Now in 1993 there was a brief by the Justice department that implied that the minimum time of adjournment before it becomes a recess is 3 days.  They do this primary by looking at a clause of the constitution “Neither House, during the Session of Congress, shall, without the Consent of the other, adjourn for more than three days, nor to any other Place than that in which the two Houses shall be sitting.“  In the justice departments 1993 brief it states “If the recess here at issue were of three days or less, a closer question would be presented.  The Constitution restricts the Senate’s ability to adjourn its session for more than three days without obtaining the consent of the House of Representatives. ... It might be argued that this means that the Framers did not consider one, two and three day recesses to be constitutionally significant. … Apart from the three-day requirement noted above, the Constitution provides no basis for limiting the recess to a specific number of days. Whatever number of days is deemed required that number would of necessity be completely arbitrary.”  After this 1993 brief in 2007 the congress has used this to prevent President Bush from being able to recess appoint by holding “Pro forma” sessions that do nothing other than gaveling in and then out every 2-3 days.  At the time Senator Harry Reid said this: “I will keep the Senate in pro forma session to block the President from doing an end run around the Senate and the Constitution with his controversial nominations”, clearly implying that he at least believed that any adjournment of 3 days would not be considered a recess.  He also called them an “abuse of power”.  During one appointment Senator Dick Durban (D-IL) said “Mr. Pryor’s recess appointment, which occurred during a brief recess of Congress, could easily be unconstitutional.”  (this was after a 10 day adjournment)  Senator John Kerry (D-MA) said recess appointments are an “abuse of the power of the presidency”, Senator Frank Lautenberg (D-NJ) said recess appointments “bends the rules and circumvents the will of Congress.”  All of these were for appointments after at least 10 days of adjournment.

And on Wednesday January 4th 2012, President Obama has decided to ignore all of this.  He called the “pro forma” sessions of the senate a gimmick, and said that he would ignore them and appoint Cordray to the CFPB, and 3 people to the NLRB.  This is after as a senator Obama said recess appointments are “the wrong thing to do.”   A recess appointee is “damaged goods… we will have less credibility.” “To some degree, he’s damaged goods… somebody who couldn’t get through a nomination in the Senate. And I think that that means that we will have less credibility…”  And that’s for NOMRAL recess appointments were its between sessions with a long break.

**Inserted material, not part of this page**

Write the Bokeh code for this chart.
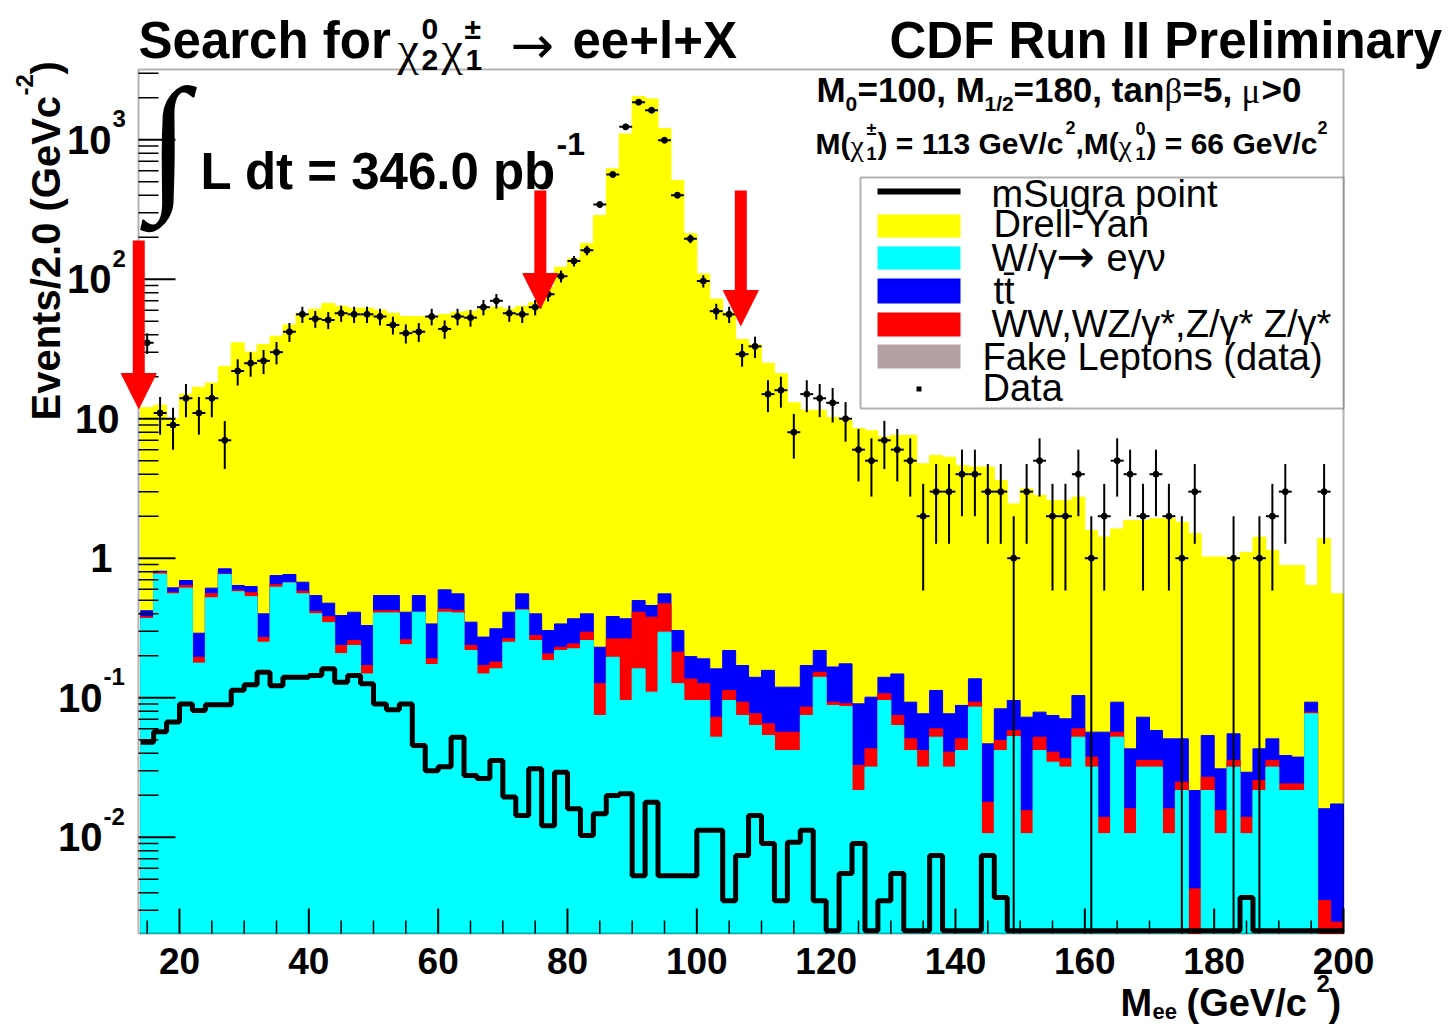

There is absolutely no way that this interpretation of the constitution is valid.  To say that any adjournment no matter how small is a recess in which the president can appoint whomever he wants is to totally remove any power that the senate has to confirm as required by the constitution.  After all the people in the senate have to go to sleep eventually right?

In federalist #67, says the recess appointment power is “to be nothing more than a supplement to” the Appointments Clause, for use when “it might be necessary for the public service” to fill without delay certain vacancies that “might happen in [the Senate’s] recess.” The Recess Appointments Clause is needed because “the ordinary power of appointment is confined to the President and Senate jointly, and can therefore only be exercised during the session of the Senate.”  The strong implication is that because the ordinary power of appointment is can only be used during the session of the senate, that the recess appointment power is needed for times outside of the session of the senate (between sessions).  This was the opinion and policy of the federal government for the first 132 years, and it’s the only valid constitutional interpretation taking into account the history of recess appointments.

What This Will Be About

So first things first let me talk about what I want this to be about.  So I find it so interesting to do research on various little historical tidbits about the constitution, our founding fathers, and other critical historically important things.  I consider myself a fairly strict originalist constitutionalist, in that I believe we must follow the constitution, as it was originally intended.  This unfortunately means occasionally digging through old records of historical arguments about what the constitution meant to the people who ratified it, or to the people that ratified amendments to the constitution.  I will do my best to make these things as “not boring” as possible.

Which gets me to a point I am sure to talk about a bit more latter, given the constitution is vague in areas, what to do to resolve those ambiguities.  I strictly reject the “living constitution” definition that I believe means the constitution means whatever you want it to mean.  But if we are to look at history, who’s interpretation of the meaning should we take to be the most relevant?  Is it the drafter?  The congress who debated and approved it?  The people who ratified it? Or the people themselves as they would have believed it to mean when it was announced?  I tend to draw from all of these sources to varying degrees, although the least is probably the drafter as he is just the person who wrote the initial words.  Scalia would take the words as promulgated (announced), and the interpretation of what the “common man” at the time would believe those words to mean.  This is probably one of the most important indications of the “original meaning”, but it is often hard to tell for sure or be able to prove this.  Luckily many of the debates of the time were written down and we still have those which I find an invaluable tool to learn what the founders really meant.  And of course the federalist papers, being the argument in favor of the constitution, but BEFORE the constitution was ratified, are an invaluable tool to learn why the people ratified the constitution and what their intent was.  I talk about this to give you a setup of some of the sources that I will be pulling from, and why I think they are important.

If you didnt catch the reason for the name, its from the quote from Thomas Jefferson that "In questions of power, then, let no more be heard of confidence in man, but bind him down from mischief by the chains of the Constitution."